We estimate Coeur can earn $2.70 per share in 2011, which makes the stock just 12.6 times earnings. You pay less than a market multiple (15 times earnings) for a mining company with assets of millions of ounces of gold and silver, some nice new plant and equipment, incredible cash flow leveraged to rising metals prices at a discount to the market, what an incredible bargain! Even at these levels this stock over the next twelve months will still be one of the best stocks to own, not just in this sector but in the market overall. If the stock got to $45 that would still be only 16.6 times this year’s earnings, which in this sector is achievable. We think the company will earn $3.10 in 2012, so that means it’s currently priced at ten times my 2012 estimate. Once again very reasonable valuation, strong fundamentals and institutional investors scrambling to get exposure to the sector can just send this stock flying higher in the next 6-12 months, just like it did in the last two weeks.
We like to look at the possible reward to risk ratio in a stock to justify a purchase. In this case Coeur could fall back to about $31- or about 8.8% lower than its current price - but the stock could go up to $49 for a 45% gain. Therefore the reward to risk ratio is almost 5 to 1, which is very rare. We prefer at least two to one and this high of reward to risk is very unusual. In fact this stock isn’t in the mid-cap S&P 400 yet and we think Standard and Poor’s will be looking to add basic materials and mining companies as they are back in vogue again.
When we do reenter CDE it will not be a short-term trade like most of our positions recently.

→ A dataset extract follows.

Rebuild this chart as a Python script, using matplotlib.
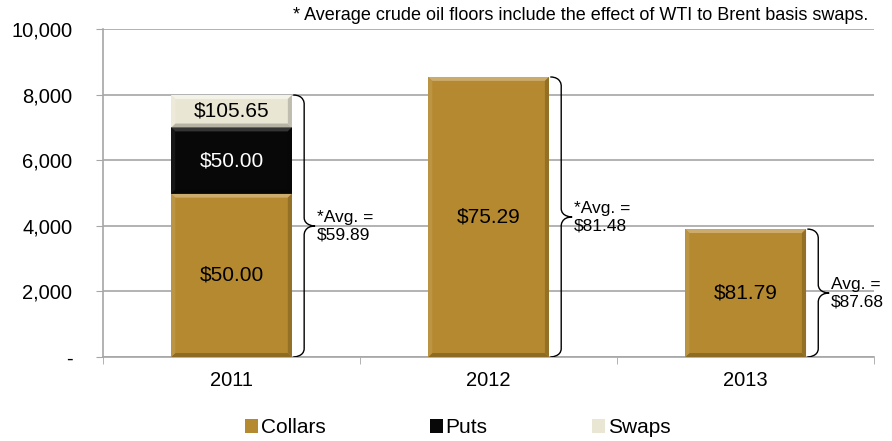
import numpy as np
import matplotlib.pyplot as plt
from matplotlib.path import Path
from matplotlib.patches import PathPatch, Polygon
from matplotlib.ticker import FuncFormatter
from matplotlib.colors import to_rgb

plt.rcParams['font.family'] = ['Liberation Sans', 'DejaVu Sans']

# data
years = ['2011', '2012', '2013']
collars = [4980, 8540, 3900]
puts = [2020, 0, 0]
swaps = [990, 0, 0]
collar_prices = ['$50.00', '$75.29', '$81.79']
put_prices = ['$50.00', '', '']
swap_prices = ['$105.65', '', '']
avg_labels = ['*Avg. =\n$59.89', '*Avg. =\n$81.48', 'Avg. =\n$87.68']
note = '* Average crude oil floors include the effect of WTI to Brent basis swaps.'

gold = '#B5892F'
black = '#080808'
cream = '#E9E6D3'

fig = plt.figure(figsize=(8.92, 4.41), dpi=100)
ax = fig.add_axes([0.1155, 0.1905, 0.8645, 0.7435])

x = np.arange(len(years))
w = 0.47
collars = np.array(collars)
puts = np.array(puts)
swaps = np.array(swaps)


def mix(c, other, t):
    c = np.array(to_rgb(c))
    o = np.array(to_rgb(other))
    return tuple(c * (1 - t) + o * t)


# bevelled look, like the office chart style
def bevel(ax, xc, y0, h, color, top_light):
    if h <= 0:
        return
    xl, xr = xc - w / 2, xc + w / 2
    yt = y0 + h
    bx, by = 0.016, min(120, h / 3)
    ax.add_patch(Polygon([(xl, yt), (xr, yt), (xr - bx, yt - by), (xl + bx, yt - by)],
                         closed=True, color=mix(color, 'white', top_light), lw=0, zorder=3.5))
    ax.add_patch(Polygon([(xl, y0), (xr, y0), (xr - bx, y0 + by), (xl + bx, y0 + by)],
                         closed=True, color=mix(color, 'black', 0.22), lw=0, zorder=3.5))
    ax.add_patch(Polygon([(xl, y0), (xl, yt), (xl + bx, yt - by), (xl + bx, y0 + by)],
                         closed=True, color=mix(color, 'white', top_light / 3), lw=0, zorder=3.5))
    ax.add_patch(Polygon([(xr, y0), (xr, yt), (xr - bx, yt - by), (xr - bx, y0 + by)],
                         closed=True, color=mix(color, 'black', 0.18), lw=0, zorder=3.5))


ax.bar(x, collars, w, color=gold, linewidth=0, label='Collars', zorder=3)
ax.bar(x, puts, w, bottom=collars, color=black, linewidth=0, label='Puts', zorder=3)
ax.bar(x, swaps, w, bottom=collars + puts, color=cream, linewidth=0, label='Swaps', zorder=3)

for i in range(len(years)):
    bevel(ax, x[i], 0, collars[i], gold, 0.3)
    bevel(ax, x[i], collars[i], puts[i], black, 0.18)
    bevel(ax, x[i], collars[i] + puts[i], swaps[i], cream, 0.5)

# value labels inside the segments
for i in range(len(years)):
    ax.text(x[i], collars[i] / 2, collar_prices[i], ha='center', va='center', fontsize=15, color='black', zorder=4)
    if puts[i] > 0:
        ax.text(x[i], collars[i] + puts[i] / 2, put_prices[i], ha='center', va='center', fontsize=15, color='white', zorder=4)
    if swaps[i] > 0:
        ax.text(x[i], collars[i] + puts[i] + swaps[i] / 2, swap_prices[i], ha='center', va='center', fontsize=15, color='black', zorder=4)


# curly braces to the right of each bar
def brace(ax, x0, y0, y1, bw, r):
    xm = x0 + bw / 2
    ym = (y0 + y1) / 2
    verts = [(x0, y1), (xm, y1), (xm, y1 - r), (xm, y1 - r),
             (xm, ym + r),
             (xm, ym), (x0 + bw, ym), (x0 + bw, ym),
             (xm, ym), (xm, ym - r), (xm, ym - r),
             (xm, y0 + r),
             (xm, y0), (x0, y0), (x0, y0)]
    codes = [Path.MOVETO, Path.CURVE4, Path.CURVE4, Path.CURVE4,
             Path.LINETO,
             Path.CURVE4, Path.CURVE4, Path.CURVE4,
             Path.CURVE4, Path.CURVE4, Path.CURVE4,
             Path.LINETO,
             Path.CURVE4, Path.CURVE4, Path.CURVE4]
    ax.add_patch(PathPatch(Path(verts, codes), fill=False, lw=1.0, color='black', zorder=5))


totals = collars + puts + swaps
for i in range(len(years)):
    x0 = x[i] + w / 2 + 0.005
    brace(ax, x0, 0, totals[i], 0.085, 260)
    ax.text(x0 + 0.092, totals[i] / 2, avg_labels[i], ha='left', va='center', fontsize=12.5,
            linespacing=1.2, zorder=5)

ax.set_xlim(-0.5, 2.5)
ax.set_ylim(0, 10000)
ax.set_yticks(np.arange(0, 10001, 2000))
ax.yaxis.set_major_formatter(FuncFormatter(lambda v, p: '-' if v == 0 else f'{int(v):,}'))
ax.set_xticks(x)
ax.set_xticklabels(years)
ax.set_xticks([-0.5, 0.5, 1.5, 2.5], minor=True)
ax.tick_params(axis='x', which='major', length=0, labelsize=14.5, pad=10)
ax.tick_params(axis='x', which='minor', length=5, color='#A6A6A6', direction='out')
ax.tick_params(axis='y', length=5, color='#A6A6A6', labelsize=14.5, pad=17)
ax.grid(axis='y', color='#A6A6A6', lw=1.2, zorder=0)
for s in ['top', 'right']:
    ax.spines[s].set_visible(False)
for s in ['left', 'bottom']:
    ax.spines[s].set_color('#A6A6A6')
    ax.spines[s].set_linewidth(1.2)

fig.text(0.973, 0.985, note, ha='right', va='top', fontsize=13)

fig.legend(loc='center', bbox_to_anchor=(0.513, 0.03), ncol=3, frameon=False, fontsize=15,
           handlelength=0.62, handleheight=0.62, handletextpad=0.15, columnspacing=5.0,
           borderpad=0, borderaxespad=0)

fig.savefig('out.png', dpi=100)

We have such high confidence in this one we are going to build our position over a number of days and we won’t allow the swings up and down in the market to affect our emotions. Obviously after such a big run you need conviction to back into this stock and purchase it again. So we suggest you do some quick homework. Read the earnings call transcript or listen to a replay, and look at some presentations.
Our service is designed to do your homework for you and then inform you of all trades that we make. You can choose to follow our lead or not based on your individual preferences. In this case we want you to have maximum investment conviction so the market doesn’t whip you around, so we suggest you do some homework. Of course we have laid out exactly what you need to do so it won’t even take 20 minutes on your part.
Some of the past knocks against Coeur stock surrounded its high debt levels but debt now stands at just $214 million, or less than 10% of equity and 26% of annual revenue. With its large cash investments now over and with the company producing both revenue and earnings the cash flow is rising along with metals prices. This company can now start paying down debt and possibly initiating a small dividend. In fact long-term, this stock offers the most upside in the silver mining group. This is a $34 stock that could be worth $49 in the next six to nine months for a possible 44% gain. So what we will be building our position over four days beginning Tuesday on the open. We will buy a 6% position on the open each day finishing up Friday to average our cost.